IoT-based Fresh Produce Supply Chain Under Uncertainty: An Adaptive Optimization Framework
Chirag Seth, Mehrdad Pirnia, James H Bookbinder
TL;DR
The paper tackles perishable fresh-produce logistics under uncertainty in travel and environmental conditions by proposing an IoT-driven adaptive optimization framework that dynamically adjusts routing and temperature control. It combines Arrhenius and Q$_{10}$ shelf-life models with five optimization paradigms (Deterministic, RO, SP, DRO, and the adaptive model) and demonstrates, via scenario-based and synthetic-data experiments, that the adaptive framework can extend shelf life and substantially reduce temperature deviations while maintaining near-optimal travel times.

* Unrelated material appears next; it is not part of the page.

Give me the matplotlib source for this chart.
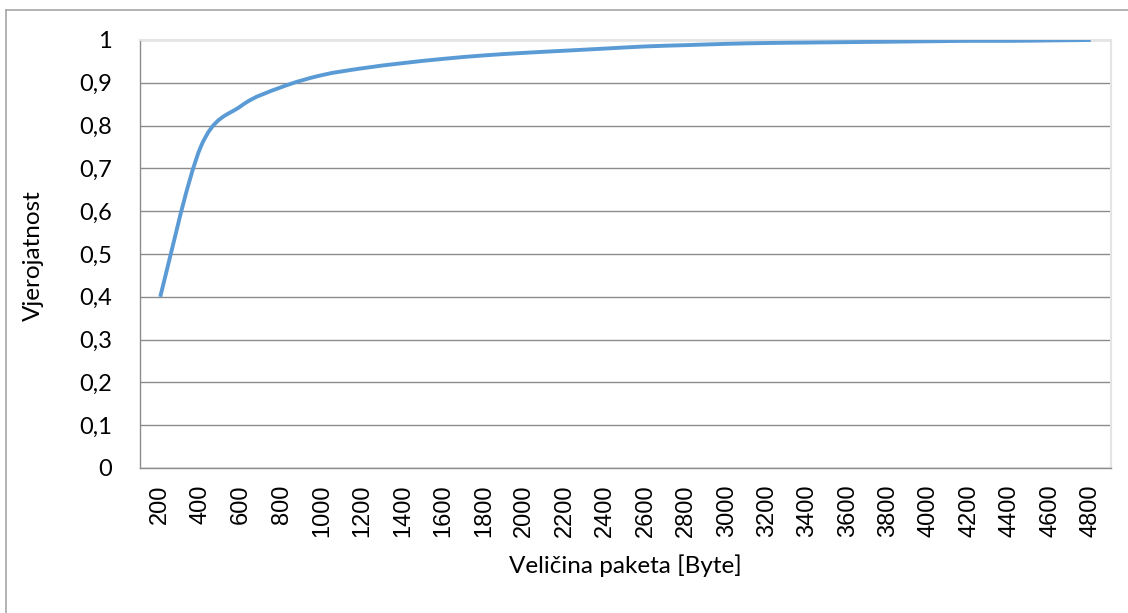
import matplotlib
matplotlib.use('Agg')
import matplotlib.pyplot as plt
from matplotlib.lines import Line2D
from matplotlib.path import Path
from matplotlib.patches import PathPatch

# packet size categories and cumulative probability
sizes = [200, 400, 600, 800, 1000, 1200, 1400, 1600, 1800, 2000, 2200, 2400,
         2600, 2800, 3000, 3200, 3400, 3600, 3800, 4000, 4200, 4400, 4600, 4800]
prob = [0.40, 0.75, 0.846, 0.89, 0.918, 0.934, 0.946, 0.956, 0.964, 0.970,
        0.975, 0.980, 0.985, 0.988, 0.991, 0.993, 0.994, 0.995, 0.996, 0.997,
        0.998, 0.998, 0.999, 1.0]
y_ticks = [0, 0.1, 0.2, 0.3, 0.4, 0.5, 0.6, 0.7, 0.8, 0.9, 1.0]


def smooth_path(xs, ys):
    # Excel-like smoothed line: cubic bezier through every point
    n = len(xs)
    verts = [(xs[0], ys[0])]
    codes = [Path.MOVETO]
    for i in range(n - 1):
        x0, y0 = xs[max(i - 1, 0)], ys[max(i - 1, 0)]
        x1, y1 = xs[i], ys[i]
        x2, y2 = xs[i + 1], ys[i + 1]
        x3, y3 = xs[min(i + 2, n - 1)], ys[min(i + 2, n - 1)]
        c1 = (x1 + (x2 - x0) / 6.0, y1 + (y2 - y0) / 6.0)
        c2 = (x2 - (x3 - x1) / 6.0, y2 - (y3 - y1) / 6.0)
        verts += [c1, c2, (x2, y2)]
        codes += [Path.CURVE4] * 3
    return Path(verts, codes)


W, H = 1128, 613
fig = plt.figure(figsize=(W / 100, H / 100), dpi=100)
ax = fig.add_axes([140 / W, 1 - 468 / H, (1111 - 140) / W, (468 - 40) / H])

pos = list(range(len(sizes)))
ax.add_patch(PathPatch(smooth_path(pos, prob), fill=False, edgecolor='#5B9BD5',
                       lw=2.8, capstyle='butt', zorder=3))

ax.set_xlim(-0.5, len(sizes) - 0.5)
ax.set_ylim(0, 1)
ax.set_yticks(y_ticks)
ax.set_yticklabels([('%g' % v).replace('.', ',') for v in y_ticks],
                   fontfamily='Lato', fontsize=17)
ax.set_xticks(pos)
ax.set_xticklabels([str(s) for s in sizes], rotation=90, va='top', ha='center',
                   fontfamily='Liberation Sans', fontsize=17)
ax.tick_params(axis='both', length=0)
ax.tick_params(axis='y', pad=20)
ax.tick_params(axis='x', pad=12)

ax.grid(axis='y', color='#8c8c8c', lw=1)
ax.set_axisbelow(True)
for side in ['top', 'right']:
    ax.spines[side].set_color('#e4e4e4')
    ax.spines[side].set_linewidth(1.5)
for side in ['left', 'bottom']:
    ax.spines[side].set_color('#8c8c8c')
    ax.spines[side].set_linewidth(1)

fig.text(625 / W, 1 - 566 / H, 'Veličina paketa [Byte]', ha='center', va='center',
         fontfamily='Lato', fontsize=17.5)
fig.text(33 / W, 1 - 256 / H, 'Vjerojatnost', ha='center', va='center',
         rotation=90, fontfamily='Lato', fontsize=17.5)

# outer chart border (only top and left visible in the crop)
fig.add_artist(Line2D([6 / W, 1], [1 - 9.5 / H, 1 - 9.5 / H], color='#a6a6a6', lw=1.2))
fig.add_artist(Line2D([6 / W, 6 / W], [0, 1 - 9.5 / H], color='#a6a6a6', lw=1.2))

fig.savefig('out.png', dpi=100, facecolor='white')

Key findings show the adaptive model yields up to ~18% shelf-life improvement and up to ~80% reduction in freshness deviation compared to non-adaptive baselines, validating its practicality for cold-chain logistics. The study highlights the value of real-time IoT feedback in enabling robust, data-driven decisions and outlines future extensions using reinforcement learning to further enhance policy adaptation in long-horizon, uncertain environments.
Abstract
Fruits and vegetables form a vital component of the global economy; however, their distribution poses complex logistical challenges due to high perishability, supply fluctuations, strict quality and safety standards, and environmental sensitivity. In this paper, we propose an adaptive optimization model that accounts for delays, travel time, and associated temperature changes impacting produce shelf life, and compare it against traditional approaches such as Robust Optimization, Distributionally Robust Optimization, and Stochastic Programming. Additionally, we conduct a series of computational experiments using Internet of Things (IoT) sensor data to evaluate the performance of our proposed model. Our study demonstrates that the proposed adaptive model achieves a higher shelf life, extending it by over 18\% compared to traditional optimization models, by dynamically mitigating temperature deviations through a temperature feedback mechanism. The promising results demonstrate the potential of this approach to improve both the freshness and efficiency of logistics systems an aspect often neglected in previous works.